__What the task requires__
Repeat exactly the lines running from the first line of the data to the line containing "plt.rcParams['font.family'] = ['Liberation", both ends included, and nothing else; drop the pictures.

********************

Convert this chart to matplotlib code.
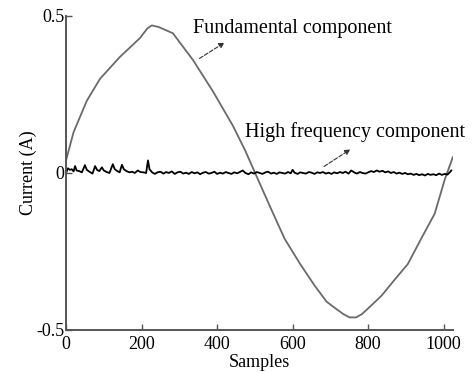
import numpy as np
import matplotlib.pyplot as plt

plt.rcParams['font.family'] = ['Liberation Serif', 'DejaVu Serif']

# fundamental component
fund_x = [0, 20, 55, 90, 143, 196, 215, 227, 245, 283, 336, 389, 442, 475, 508,
          545, 579, 620, 659, 690, 712, 735, 751, 768, 783, 810, 836, 870, 905,
          940, 976, 1003, 1024]
fund_y = [0.04, 0.13, 0.23, 0.30, 0.37, 0.43, 0.46, 0.47, 0.465, 0.445, 0.36,
          0.26, 0.15, 0.07, -0.02, -0.12, -0.21, -0.29, -0.36, -0.41, -0.43,
          -0.45, -0.46, -0.46, -0.45, -0.42, -0.39, -0.34, -0.29, -0.21, -0.13,
          -0.02, 0.05]

# high frequency component
hf_x = [0, 5, 10, 15, 20, 24, 28, 35, 42, 50, 55, 62, 70, 77, 82, 88, 95, 100,
        108, 115, 124, 129, 136, 142, 148, 153, 160, 168, 175, 182, 190, 197,
        205, 212, 217, 221, 228, 235, 242, 250, 258, 265, 272, 280, 288, 295,
        303, 310, 318, 325, 333, 340, 348, 355, 363, 370, 378, 385, 393, 400,
        408, 415, 423, 430, 438, 445, 453, 460, 468, 475, 483, 490, 498, 505,
        513, 520, 528, 535, 543, 550, 558, 565, 573, 580, 588, 595, 600, 605,
        613, 620, 628, 635, 643, 650, 658, 665, 673, 680, 688, 695, 703, 710,
        718, 725, 733, 740, 748, 755, 763, 770, 778, 785, 793, 800, 808, 815,
        823, 830, 838, 845, 853, 860, 868, 875, 883, 890, 898, 905, 913, 920,
        928, 935, 943, 950, 958, 965, 973, 980, 988, 995, 1003, 1010, 1016, 1020]
hf_y = [0.000, 0.015, 0.010, 0.012, 0.005, 0.022, 0.008, 0.006, 0.002, 0.025,
        0.010, 0.004, -0.002, 0.022, 0.010, 0.006, 0.018, 0.008, 0.003, 0.000,
        0.028, 0.012, 0.006, 0.002, 0.026, 0.012, 0.006, 0.002, 0.004, 0.000,
        0.008, 0.003, 0.002, 0.000, 0.040, 0.012, 0.002, -0.003, 0.002, 0.004,
        -0.002, 0.003, 0.000, 0.005, -0.003, 0.002, 0.004, -0.002, 0.001,
        -0.003, 0.003, -0.001, 0.002, -0.004, 0.001, 0.003, -0.002, 0.000,
        0.004, -0.003, 0.001, -0.002, 0.003, 0.000, -0.003, 0.002, -0.001,
        0.003, 0.008, 0.000, -0.004, 0.002, -0.002, 0.003, 0.000, -0.003,
        0.002, 0.004, -0.002, 0.001, -0.003, 0.002, 0.000, -0.002, 0.003,
        -0.001, 0.010, 0.001, -0.003, 0.002, 0.000, -0.002, 0.003, 0.001,
        -0.003, 0.002, 0.000, 0.003, -0.002, 0.001, -0.003, 0.002, -0.001,
        0.003, 0.000, 0.004, -0.002, 0.008, 0.002, -0.002, 0.003, 0.000,
        -0.002, 0.002, 0.006, 0.003, 0.008, 0.004, 0.007, 0.002, 0.005, 0.000,
        0.003, -0.002, 0.001, -0.003, 0.000, -0.004, -0.002, -0.006, -0.003,
        -0.007, -0.004, -0.008, -0.003, -0.006, -0.004, -0.007, -0.002, -0.006,
        -0.003, -0.005, 0.002, 0.008]

fig = plt.figure(figsize=(4.75, 3.72), dpi=100)
ax = fig.add_axes([0.139, 0.113, 0.815, 0.844])

ax.plot(fund_x, fund_y, color='#6a6a6a', lw=1.3)
ax.plot(hf_x, hf_y, color='black', lw=1.3)

ax.set_xlim(0, 1025)
ax.set_ylim(-0.5, 0.5)
ax.set_xticks([0, 200, 400, 600, 800, 1000])
ax.set_yticks([-0.5, 0, 0.5])
ax.set_yticklabels(['-0.5', '0', '0.5'])
ax.tick_params(direction='in', length=4, width=1, color='#555555',
               labelsize=13)
ax.tick_params(axis='x', pad=4)
ax.tick_params(axis='y', pad=1)
for s in ['top', 'right']:
    ax.spines[s].set_visible(False)
for s in ['left', 'bottom']:
    ax.spines[s].set_color('#555555')
    ax.spines[s].set_linewidth(1.4)

ax.set_xlabel('Samples', fontsize=13, labelpad=1)
ax.set_ylabel('Current (A)', fontsize=13, labelpad=0)

ax.annotate('', xy=(426, 0.42), xytext=(347, 0.36),
            arrowprops=dict(arrowstyle='-|>', linestyle='--', color='#333333',
                            lw=0.8, mutation_scale=8))
ax.text(336, 0.46, 'Fundamental component', fontsize=14.5, va='center')
ax.annotate('', xy=(759, 0.08), xytext=(677, 0.016),
            arrowprops=dict(arrowstyle='-|>', linestyle='--', color='#333333',
                            lw=0.8, mutation_scale=8))
ax.text(474, 0.13, 'High frequency component', fontsize=14.5, va='center')

fig.savefig('out.png', dpi=100)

********************

__The result__
Convert this chart to matplotlib code.
import numpy as np
import matplotlib.pyplot as plt

plt.rcParams['font.family'] = ['Liberation Serif', 'DejaVu Serif']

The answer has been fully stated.